1. Mediation attempts simply delay the inevitable and creates more stress and anxiety for a homeowner, holding their life in suspense for years.  The process actually delays what we are trying to do – and that is help people move on with their life and rebuild their financial capability.  If a homeowner is facing foreclosure it is because they are no longer making payments on their home and they need to move on.  How did we lose sight of this fact?  Yes, many of the individual situations are heart breaking and include circumstances beyond the homeowner’s control, but that doesn’t change the fact the current housing situation is no longer feasible and pretending it somehow is (or soon will be again) helps no one. 

Many jurisdictions across the country have been trying mediation for years and an extremely small percentage are successfully mediated, and a smaller percentage of those create long term solutions.  History is clear, the most successful solution is to assist homeowners to move in to a more affordable living situation that does not include owning the home in foreclosure. 

2. The majority of homes in foreclosure are empty and the banks are now forced to locate individuals who are nearly impossible to locate before the foreclosure can be completed.  Meanwhile rats, vagrants, vandals, and mold are taking over the properties severely degrading the condition which will force well intended neighbors into an attempt to mitigate the dangerous conditions, and eventually cause lenders to sell the properties at significant discounts – further depressing the value of homes throughout the neighborhood.  Who is this helping exactly?

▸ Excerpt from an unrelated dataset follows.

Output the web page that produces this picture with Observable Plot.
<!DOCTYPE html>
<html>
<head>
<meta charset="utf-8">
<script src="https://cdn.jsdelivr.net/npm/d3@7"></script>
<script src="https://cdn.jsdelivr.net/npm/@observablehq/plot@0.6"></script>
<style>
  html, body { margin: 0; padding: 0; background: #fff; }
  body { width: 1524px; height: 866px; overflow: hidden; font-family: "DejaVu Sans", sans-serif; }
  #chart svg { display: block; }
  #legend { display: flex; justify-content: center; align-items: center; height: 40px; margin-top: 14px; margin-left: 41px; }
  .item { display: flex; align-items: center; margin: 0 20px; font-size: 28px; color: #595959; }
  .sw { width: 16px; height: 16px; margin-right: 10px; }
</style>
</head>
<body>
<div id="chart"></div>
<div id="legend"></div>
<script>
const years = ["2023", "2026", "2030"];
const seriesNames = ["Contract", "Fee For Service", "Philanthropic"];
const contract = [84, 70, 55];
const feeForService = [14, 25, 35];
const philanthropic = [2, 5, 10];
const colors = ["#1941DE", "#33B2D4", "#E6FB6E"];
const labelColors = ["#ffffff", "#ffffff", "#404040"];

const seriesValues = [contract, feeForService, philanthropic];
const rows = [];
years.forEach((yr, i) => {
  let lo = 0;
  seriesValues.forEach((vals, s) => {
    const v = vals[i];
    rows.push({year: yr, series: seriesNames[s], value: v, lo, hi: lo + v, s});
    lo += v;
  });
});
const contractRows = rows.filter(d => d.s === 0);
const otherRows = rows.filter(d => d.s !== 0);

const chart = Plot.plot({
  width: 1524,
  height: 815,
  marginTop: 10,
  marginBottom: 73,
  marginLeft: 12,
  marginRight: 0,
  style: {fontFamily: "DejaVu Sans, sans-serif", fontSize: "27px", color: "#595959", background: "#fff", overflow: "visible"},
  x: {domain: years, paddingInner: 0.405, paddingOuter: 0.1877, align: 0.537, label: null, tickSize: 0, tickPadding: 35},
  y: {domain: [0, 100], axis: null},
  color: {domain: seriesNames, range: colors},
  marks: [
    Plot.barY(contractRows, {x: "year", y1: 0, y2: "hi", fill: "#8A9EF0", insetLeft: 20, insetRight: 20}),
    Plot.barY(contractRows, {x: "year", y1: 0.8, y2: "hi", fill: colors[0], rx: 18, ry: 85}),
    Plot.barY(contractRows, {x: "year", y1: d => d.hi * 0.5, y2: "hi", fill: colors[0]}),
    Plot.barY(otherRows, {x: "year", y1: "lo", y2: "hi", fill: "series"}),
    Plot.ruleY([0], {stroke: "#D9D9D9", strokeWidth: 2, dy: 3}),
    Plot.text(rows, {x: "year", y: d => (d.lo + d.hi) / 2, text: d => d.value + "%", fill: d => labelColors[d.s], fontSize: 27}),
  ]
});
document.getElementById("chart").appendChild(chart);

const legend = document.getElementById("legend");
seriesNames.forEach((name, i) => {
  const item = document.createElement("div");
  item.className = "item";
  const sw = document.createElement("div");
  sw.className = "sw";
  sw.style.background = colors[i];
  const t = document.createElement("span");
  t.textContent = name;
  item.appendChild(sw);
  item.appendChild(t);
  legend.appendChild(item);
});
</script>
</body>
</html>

Marian Siegel,  executive director of Housing Counseling Services in the District said herself in a recent Washington Post article “Our biggest fear is that people’s expectations for mediation will be too high.” 

My biggest fear is we are wasting precious time and opportunity to help people move forward in their life by setting false hopes and expectations that somehow the lender is going to cut the loan amount and payment in half for the life of the loan.

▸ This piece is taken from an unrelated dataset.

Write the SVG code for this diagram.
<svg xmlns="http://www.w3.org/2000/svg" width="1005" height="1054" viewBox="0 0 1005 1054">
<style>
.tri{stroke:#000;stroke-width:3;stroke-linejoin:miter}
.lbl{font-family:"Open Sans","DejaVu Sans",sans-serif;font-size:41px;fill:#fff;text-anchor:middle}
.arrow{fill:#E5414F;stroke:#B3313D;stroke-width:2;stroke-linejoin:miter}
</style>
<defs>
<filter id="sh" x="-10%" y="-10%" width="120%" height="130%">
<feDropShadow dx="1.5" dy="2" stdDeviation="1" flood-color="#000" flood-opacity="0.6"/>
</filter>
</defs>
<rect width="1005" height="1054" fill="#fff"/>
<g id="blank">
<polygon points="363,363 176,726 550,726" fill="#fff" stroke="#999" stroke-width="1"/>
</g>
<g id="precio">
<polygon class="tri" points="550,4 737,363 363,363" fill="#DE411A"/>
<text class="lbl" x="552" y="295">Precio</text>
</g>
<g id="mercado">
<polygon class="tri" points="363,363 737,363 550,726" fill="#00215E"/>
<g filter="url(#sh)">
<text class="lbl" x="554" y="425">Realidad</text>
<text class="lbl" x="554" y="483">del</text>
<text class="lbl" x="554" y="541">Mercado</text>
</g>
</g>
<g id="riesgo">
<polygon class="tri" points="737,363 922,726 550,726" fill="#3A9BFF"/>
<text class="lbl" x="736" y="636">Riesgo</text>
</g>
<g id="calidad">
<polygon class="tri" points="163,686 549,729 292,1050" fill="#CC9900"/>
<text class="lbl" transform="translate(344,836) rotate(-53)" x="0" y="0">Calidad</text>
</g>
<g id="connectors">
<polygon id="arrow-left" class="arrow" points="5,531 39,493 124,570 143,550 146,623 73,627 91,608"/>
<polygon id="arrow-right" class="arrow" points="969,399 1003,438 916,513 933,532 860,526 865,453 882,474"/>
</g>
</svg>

Only when we truly accept the fact we must facilitate shifting people who cannot afford their homes out – and people who can afford them in – as fast as possible - can we count on a sustainable recovering in housing.

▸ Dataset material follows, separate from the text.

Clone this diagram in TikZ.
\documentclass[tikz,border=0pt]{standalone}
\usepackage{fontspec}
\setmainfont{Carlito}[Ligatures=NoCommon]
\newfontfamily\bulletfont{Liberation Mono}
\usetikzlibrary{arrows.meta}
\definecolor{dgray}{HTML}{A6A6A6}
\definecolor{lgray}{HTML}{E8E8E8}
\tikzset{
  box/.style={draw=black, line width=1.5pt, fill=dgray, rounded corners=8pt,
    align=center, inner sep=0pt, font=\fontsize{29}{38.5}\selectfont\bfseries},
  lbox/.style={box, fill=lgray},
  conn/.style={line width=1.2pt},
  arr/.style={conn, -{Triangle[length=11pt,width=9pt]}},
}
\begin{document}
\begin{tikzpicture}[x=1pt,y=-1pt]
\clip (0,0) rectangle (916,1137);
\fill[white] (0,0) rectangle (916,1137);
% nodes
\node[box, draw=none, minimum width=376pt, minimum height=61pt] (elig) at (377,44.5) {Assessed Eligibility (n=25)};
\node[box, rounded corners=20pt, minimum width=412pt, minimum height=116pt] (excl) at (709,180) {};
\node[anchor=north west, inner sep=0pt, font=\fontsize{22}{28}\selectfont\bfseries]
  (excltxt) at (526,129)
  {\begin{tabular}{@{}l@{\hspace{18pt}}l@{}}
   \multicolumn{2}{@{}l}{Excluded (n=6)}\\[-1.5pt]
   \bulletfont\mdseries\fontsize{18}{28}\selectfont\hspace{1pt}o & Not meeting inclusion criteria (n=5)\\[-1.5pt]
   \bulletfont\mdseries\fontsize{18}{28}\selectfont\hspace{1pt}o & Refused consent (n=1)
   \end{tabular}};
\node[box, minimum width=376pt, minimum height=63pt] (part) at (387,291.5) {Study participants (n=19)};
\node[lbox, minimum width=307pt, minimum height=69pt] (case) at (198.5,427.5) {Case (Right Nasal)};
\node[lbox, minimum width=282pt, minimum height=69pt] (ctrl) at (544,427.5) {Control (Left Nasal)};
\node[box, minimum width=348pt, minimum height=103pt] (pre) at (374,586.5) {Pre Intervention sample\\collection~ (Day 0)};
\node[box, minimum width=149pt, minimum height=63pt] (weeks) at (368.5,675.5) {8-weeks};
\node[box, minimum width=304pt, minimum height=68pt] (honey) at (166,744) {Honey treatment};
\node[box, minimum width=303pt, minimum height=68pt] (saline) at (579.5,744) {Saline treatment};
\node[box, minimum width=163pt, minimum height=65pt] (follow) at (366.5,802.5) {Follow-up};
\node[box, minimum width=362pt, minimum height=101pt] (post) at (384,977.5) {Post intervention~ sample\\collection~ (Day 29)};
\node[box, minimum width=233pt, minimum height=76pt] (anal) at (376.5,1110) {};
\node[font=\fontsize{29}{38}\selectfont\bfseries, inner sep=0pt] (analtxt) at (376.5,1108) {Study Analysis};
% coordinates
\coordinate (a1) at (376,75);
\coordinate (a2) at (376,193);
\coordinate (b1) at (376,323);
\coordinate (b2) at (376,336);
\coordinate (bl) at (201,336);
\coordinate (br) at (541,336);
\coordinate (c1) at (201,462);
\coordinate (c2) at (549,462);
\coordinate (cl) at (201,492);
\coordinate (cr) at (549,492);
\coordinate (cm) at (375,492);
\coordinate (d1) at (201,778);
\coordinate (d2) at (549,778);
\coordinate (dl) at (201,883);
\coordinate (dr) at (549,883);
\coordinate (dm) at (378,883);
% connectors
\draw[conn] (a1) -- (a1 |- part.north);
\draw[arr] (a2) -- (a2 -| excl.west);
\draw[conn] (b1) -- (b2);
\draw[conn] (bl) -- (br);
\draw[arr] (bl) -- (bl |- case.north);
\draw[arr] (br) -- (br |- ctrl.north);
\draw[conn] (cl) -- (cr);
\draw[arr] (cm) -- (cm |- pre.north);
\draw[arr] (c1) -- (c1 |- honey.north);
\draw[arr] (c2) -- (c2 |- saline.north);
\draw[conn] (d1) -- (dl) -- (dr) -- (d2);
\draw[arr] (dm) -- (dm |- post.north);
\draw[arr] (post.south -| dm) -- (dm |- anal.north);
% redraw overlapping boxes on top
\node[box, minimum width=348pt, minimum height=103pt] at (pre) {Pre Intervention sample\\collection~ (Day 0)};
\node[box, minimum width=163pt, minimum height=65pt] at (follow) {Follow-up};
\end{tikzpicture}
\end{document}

March and April Sales Statistics

May 17th, 2011, posted by Brandon

March and April sales statistics are showing a decent bump in sales volume which is excellent news for the market in most areas of the country.  We are also seeing a decrease in inventory making it extremely competitive for some classifications of properties.  Take a look at this site for Washington DC homes:  http://gcaar.com/toolkit_ektid1592.aspx  This does not hold true everywhere of course, so look at your individual market stats to see what is happening.

Has the market turned around?  There are three things to watch which will give us a better indication of where we actually are on the recovery line.

1. Foreclosure mediation initiatives.  Currently many banks are forcing parties to mediate before foreclosing and this is causing a halt in inventory for buyers who want to remodel homes – causing dramatic bidding wars and price escalations in many cases.  My personal belief is that mediation is simply delaying the inevitable and the majority of those homes will eventually hit the market.  What happens then?
2. Price decline lines.  Many markets are seeing a nice increase in activity because the prices have, and in some cases continue, to decline.  We need to see that line flatten out soon, or we could spook the new pool of buyers in the market right now.  Will that trend turn this summer?
3. Financing of condos and investor ratios.  If you own a condo and your investor ratio is more than 50% it can be incredibly difficult to sell because you need at least 20% down.  If you’re in a 1st time home buyer market, that can be difficult to find which dramatically lowers your buyer pool, pulling your values down.  The issue here are mortgage insurance companies who will not insure mortgages under these circumstances.  Will the MI companies relax their restrictions on investor ratios?

One thing is for sure, this summer will be one to watch in the story of the largest real estate correction ever.

1st time home buyers required to now have 20% down payment?

May 10th, 2011, posted by Brandon

Whenever I have a new listing I always inquire about the investor ratio, and unfortunately a recent listing of mine is coming in high.  Anything above 50% investors makes anything less than 20% down extremely difficult.  My new listings is likely geared to a 1st time home buyer – and how many 1st time home buyers do you know that have 20% to put down?  Not many…  The issue at hand is mortgage insurance.

Anything less than 20% down requires mortgage insurance and right now there are few – if any – mortgage insurance companies willing to “insurance” loans for condos with more than 50% investor owned.

If you’re a seller, understand this will impact your value and your marketing time.  What’s the impact?  Probably about 10% of the value or more, and possibly triple the marketing time.

If you’re a buyer, with at least 20% down payment, you can find a great buy!  This situation won’t last forever and so when it changes, you’ll have instant equity.